Work required => Return each line of the data below verbatim; pictures are to be left out.

•••••

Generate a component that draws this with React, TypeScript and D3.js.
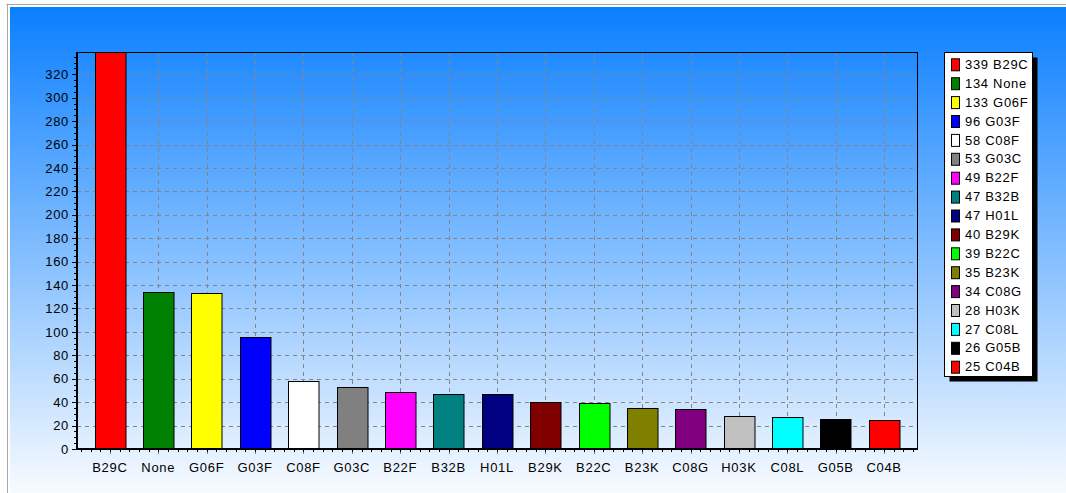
import React, { useEffect, useRef } from 'react'
import * as d3 from 'd3'

const categories = ['B29C', 'None', 'G06F', 'G03F', 'C08F', 'G03C', 'B22F', 'B32B', 'H01L', 'B29K', 'B22C', 'B23K', 'C08G', 'H03K', 'C08L', 'G05B', 'C04B']
const counts = [339, 134, 133, 96, 58, 53, 49, 47, 47, 40, 39, 35, 34, 28, 27, 26, 25]
const colors = ['#ff0000', '#008000', '#ffff00', '#0000ff', '#ffffff', '#808080', '#ff00ff', '#008080', '#000080', '#800000', '#00ff00', '#808000', '#800080', '#c0c0c0', '#00ffff', '#000000', '#ff0000']
const yTicks = d3.range(0, 321, 20)

const W = 1066
const H = 493

const App = () => {
  const ref = useRef<SVGSVGElement>(null)

  useEffect(() => {
    const svg = d3.select(ref.current)
    svg.selectAll('*').remove()
    const font = '"Liberation Sans", Arial, sans-serif'
    const fs = 13
    const ls = 0.7

    // window frame + gradient background
    const defs = svg.append('defs')
    const grad = defs.append('linearGradient').attr('id', 'bg').attr('x1', 0).attr('y1', 0).attr('x2', 0).attr('y2', 1)
    grad.append('stop').attr('offset', '0%').attr('stop-color', '#0a7fff')
    grad.append('stop').attr('offset', '100%').attr('stop-color', '#f8fbff')

    svg.append('rect').attr('width', W).attr('height', H).attr('fill', '#ffffff')
    svg.append('line').attr('x1', 6).attr('x2', W).attr('y1', 4.5).attr('y2', 4.5).attr('stroke', '#a8a8a8')
    svg.append('line').attr('x1', 7.5).attr('x2', 7.5).attr('y1', 4).attr('y2', H).attr('stroke', '#a8a8a8')
    svg.append('rect').attr('x', 10).attr('y', 7).attr('width', W - 10).attr('height', H - 7).attr('fill', 'url(#bg)')

    const left = 77, right = 917, top = 52, bottom = 449

    const x = d3.scalePoint<string>().domain(categories).range([left, right]).padding(0.68)
    const y = d3.scaleLinear().domain([0, 339]).range([bottom, top])
    const step = x.step()
    const barW = 30.5

    const g = svg.append('g')

    // grid
    g.selectAll('line.hg').data(yTicks.filter(d => d > 0)).join('line')
      .attr('x1', left).attr('x2', right)
      .attr('y1', d => Math.round(y(d)) + 0.5).attr('y2', d => Math.round(y(d)) + 0.5)
      .attr('stroke', '#858585').attr('stroke-dasharray', '4,4')
    g.selectAll('line.vg').data(categories).join('line')
      .attr('x1', d => Math.round(x(d)!) + 0.5).attr('x2', d => Math.round(x(d)!) + 0.5)
      .attr('y1', top).attr('y2', bottom + 5)
      .attr('stroke', '#858585').attr('stroke-dasharray', '4,4')

    // minor ticks
    const xMinor = d3.range(left + step * 0.68 - step, right, step / 5).filter(v => v > left && v < right)
    g.selectAll('line.xm').data(xMinor).join('line')
      .attr('x1', d => Math.round(d) + 0.5).attr('x2', d => Math.round(d) + 0.5)
      .attr('y1', bottom).attr('y2', bottom + 3)
      .attr('stroke', '#000')
    g.selectAll('line.ym').data(d3.range(0, 339, 5)).join('line')
      .attr('x1', left - 3).attr('x2', left)
      .attr('y1', d => Math.round(y(d)) + 0.5).attr('y2', d => Math.round(y(d)) + 0.5)
      .attr('stroke', '#000')
    g.selectAll('line.yM').data(yTicks).join('line')
      .attr('x1', left - 5).attr('x2', left)
      .attr('y1', d => Math.round(y(d)) + 0.5).attr('y2', d => Math.round(y(d)) + 0.5)
      .attr('stroke', '#000')

    // bars
    g.selectAll('rect.bar').data(counts).join('rect')
      .attr('x', (d, i) => Math.round(x(categories[i])! - barW / 2) + 0.5)
      .attr('width', barW)
      .attr('y', d => Math.round(y(d)) + 0.5)
      .attr('height', d => bottom - Math.round(y(d)))
      .attr('fill', (d, i) => colors[i])
      .attr('stroke', '#000')

    // plot frame
    g.append('line').attr('x1', left).attr('x2', right + 0.5).attr('y1', top + 0.5).attr('y2', top + 0.5).attr('stroke', '#000')
    g.append('line').attr('x1', right + 0.5).attr('x2', right + 0.5).attr('y1', top).attr('y2', bottom).attr('stroke', '#000')
    g.append('line').attr('x1', left).attr('x2', left).attr('y1', top).attr('y2', bottom + 1).attr('stroke', '#000').attr('stroke-width', 2)
    g.append('line').attr('x1', left - 1).attr('x2', right + 1).attr('y1', bottom).attr('y2', bottom).attr('stroke', '#000').attr('stroke-width', 2)

    // axis labels
    g.selectAll('text.yl').data(yTicks).join('text')
      .attr('x', 69).attr('y', d => y(d))
      .attr('dy', '0.36em').attr('text-anchor', 'end')
      .attr('font-family', font).attr('font-size', fs).attr('letter-spacing', ls).attr('fill', '#000')
      .text(d => d)
    g.selectAll('text.xl').data(categories).join('text')
      .attr('x', d => x(d)!).attr('y', 472)
      .attr('text-anchor', 'middle')
      .attr('font-family', font).attr('font-size', fs).attr('letter-spacing', ls).attr('fill', '#000')
      .text(d => d)

    // legend
    const lx = 944.5, ly = 52.5, lw = 88, lh = 324
    const lg = svg.append('g')
    lg.append('rect').attr('x', lx + 5).attr('y', ly + 5).attr('width', lw).attr('height', lh).attr('fill', '#000')
    lg.append('rect').attr('x', lx).attr('y', ly).attr('width', lw).attr('height', lh).attr('fill', '#fff').attr('stroke', '#000')
    const item = lg.selectAll('g.it').data(counts).join('g')
      .attr('transform', (d, i) => `translate(0, ${64.3 + i * 18.9})`)
    item.append('rect')
      .attr('x', 951.5).attr('y', -5.5).attr('width', 8).attr('height', 12)
      .attr('fill', (d, i) => colors[i]).attr('stroke', '#000')
    item.append('text')
      .attr('x', 965).attr('y', 0).attr('dy', '0.36em')
      .attr('font-family', font).attr('font-size', fs).attr('letter-spacing', ls).attr('fill', '#000')
      .text((d, i) => `${d} ${categories[i]}`)
  }, [])

  return (
    <div id="chartArea">
      <svg ref={ref} width={W} height={H} style={{ position: 'absolute', left: 0, top: 0 }}></svg>
    </div>
  )
}

export default App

•••••

Solution below =>
Generate a component that draws this with React, TypeScript and D3.js.
import React, { useEffect, useRef } from 'react'
import * as d3 from 'd3'

const categories = ['B29C', 'None', 'G06F', 'G03F', 'C08F', 'G03C', 'B22F', 'B32B', 'H01L', 'B29K', 'B22C', 'B23K', 'C08G', 'H03K', 'C08L', 'G05B', 'C04B']
const counts = [339, 134, 133, 96, 58, 53, 49, 47, 47, 40, 39, 35, 34, 28, 27, 26, 25]
const colors = ['#ff0000', '#008000', '#ffff00', '#0000ff', '#ffffff', '#808080', '#ff00ff', '#008080', '#000080', '#800000', '#00ff00', '#808000', '#800080', '#c0c0c0', '#00ffff', '#000000', '#ff0000']
const yTicks = d3.range(0, 321, 20)

const W = 1066
const H = 493

const App = () => {
  const ref = useRef<SVGSVGElement>(null)

  useEffect(() => {
    const svg = d3.select(ref.current)
    svg.selectAll('*').remove()
    const font = '"Liberation Sans", Arial, sans-serif'
    const fs = 13
    const ls = 0.7

    // window frame + gradient background
    const defs = svg.append('defs')
    const grad = defs.append('linearGradient').attr('id', 'bg').attr('x1', 0).attr('y1', 0).attr('x2', 0).attr('y2', 1)
    grad.append('stop').attr('offset', '0%').attr('stop-color', '#0a7fff')
    grad.append('stop').attr('offset', '100%').attr('stop-color', '#f8fbff')

    svg.append('rect').attr('width', W).attr('height', H).attr('fill', '#ffffff')
    svg.append('line').attr('x1', 6).attr('x2', W).attr('y1', 4.5).attr('y2', 4.5).attr('stroke', '#a8a8a8')
    svg.append('line').attr('x1', 7.5).attr('x2', 7.5).attr('y1', 4).attr('y2', H).attr('stroke', '#a8a8a8')
    svg.append('rect').attr('x', 10).attr('y', 7).attr('width', W - 10).attr('height', H - 7).attr('fill', 'url(#bg)')

    const left = 77, right = 917, top = 52, bottom = 449

    const x = d3.scalePoint<string>().domain(categories).range([left, right]).padding(0.68)
    const y = d3.scaleLinear().domain([0, 339]).range([bottom, top])
    const step = x.step()
    const barW = 30.5

    const g = svg.append('g')

    // grid
    g.selectAll('line.hg').data(yTicks.filter(d => d > 0)).join('line')
      .attr('x1', left).attr('x2', right)
      .attr('y1', d => Math.round(y(d)) + 0.5).attr('y2', d => Math.round(y(d)) + 0.5)
      .attr('stroke', '#858585').attr('stroke-dasharray', '4,4')
    g.selectAll('line.vg').data(categories).join('line')
      .attr('x1', d => Math.round(x(d)!) + 0.5).attr('x2', d => Math.round(x(d)!) + 0.5)
      .attr('y1', top).attr('y2', bottom + 5)
      .attr('stroke', '#858585').attr('stroke-dasharray', '4,4')

    // minor ticks
    const xMinor = d3.range(left + step * 0.68 - step, right, step / 5).filter(v => v > left && v < right)
    g.selectAll('line.xm').data(xMinor).join('line')
      .attr('x1', d => Math.round(d) + 0.5).attr('x2', d => Math.round(d) + 0.5)
      .attr('y1', bottom).attr('y2', bottom + 3)
      .attr('stroke', '#000')
    g.selectAll('line.ym').data(d3.range(0, 339, 5)).join('line')
      .attr('x1', left - 3).attr('x2', left)
      .attr('y1', d => Math.round(y(d)) + 0.5).attr('y2', d => Math.round(y(d)) + 0.5)
      .attr('stroke', '#000')
    g.selectAll('line.yM').data(yTicks).join('line')
      .attr('x1', left - 5).attr('x2', left)
      .attr('y1', d => Math.round(y(d)) + 0.5).attr('y2', d => Math.round(y(d)) + 0.5)
      .attr('stroke', '#000')

    // bars
    g.selectAll('rect.bar').data(counts).join('rect')
      .attr('x', (d, i) => Math.round(x(categories[i])! - barW / 2) + 0.5)
      .attr('width', barW)
      .attr('y', d => Math.round(y(d)) + 0.5)
      .attr('height', d => bottom - Math.round(y(d)))
      .attr('fill', (d, i) => colors[i])
      .attr('stroke', '#000')

    // plot frame
    g.append('line').attr('x1', left).attr('x2', right + 0.5).attr('y1', top + 0.5).attr('y2', top + 0.5).attr('stroke', '#000')
    g.append('line').attr('x1', right + 0.5).attr('x2', right + 0.5).attr('y1', top).attr('y2', bottom).attr('stroke', '#000')
    g.append('line').attr('x1', left).attr('x2', left).attr('y1', top).attr('y2', bottom + 1).attr('stroke', '#000').attr('stroke-width', 2)
    g.append('line').attr('x1', left - 1).attr('x2', right + 1).attr('y1', bottom).attr('y2', bottom).attr('stroke', '#000').attr('stroke-width', 2)

    // axis labels
    g.selectAll('text.yl').data(yTicks).join('text')
      .attr('x', 69).attr('y', d => y(d))
      .attr('dy', '0.36em').attr('text-anchor', 'end')
      .attr('font-family', font).attr('font-size', fs).attr('letter-spacing', ls).attr('fill', '#000')
      .text(d => d)
    g.selectAll('text.xl').data(categories).join('text')
      .attr('x', d => x(d)!).attr('y', 472)
      .attr('text-anchor', 'middle')
      .attr('font-family', font).attr('font-size', fs).attr('letter-spacing', ls).attr('fill', '#000')
      .text(d => d)

    // legend
    const lx = 944.5, ly = 52.5, lw = 88, lh = 324
    const lg = svg.append('g')
    lg.append('rect').attr('x', lx + 5).attr('y', ly + 5).attr('width', lw).attr('height', lh).attr('fill', '#000')
    lg.append('rect').attr('x', lx).attr('y', ly).attr('width', lw).attr('height', lh).attr('fill', '#fff').attr('stroke', '#000')
    const item = lg.selectAll('g.it').data(counts).join('g')
      .attr('transform', (d, i) => `translate(0, ${64.3 + i * 18.9})`)
    item.append('rect')
      .attr('x', 951.5).attr('y', -5.5).attr('width', 8).attr('height', 12)
      .attr('fill', (d, i) => colors[i]).attr('stroke', '#000')
    item.append('text')
      .attr('x', 965).attr('y', 0).attr('dy', '0.36em')
      .attr('font-family', font).attr('font-size', fs).attr('letter-spacing', ls).attr('fill', '#000')
      .text((d, i) => `${d} ${categories[i]}`)
  }, [])

  return (
    <div id="chartArea">
      <svg ref={ref} width={W} height={H} style={{ position: 'absolute', left: 0, top: 0 }}></svg>
    </div>
  )
}

export default App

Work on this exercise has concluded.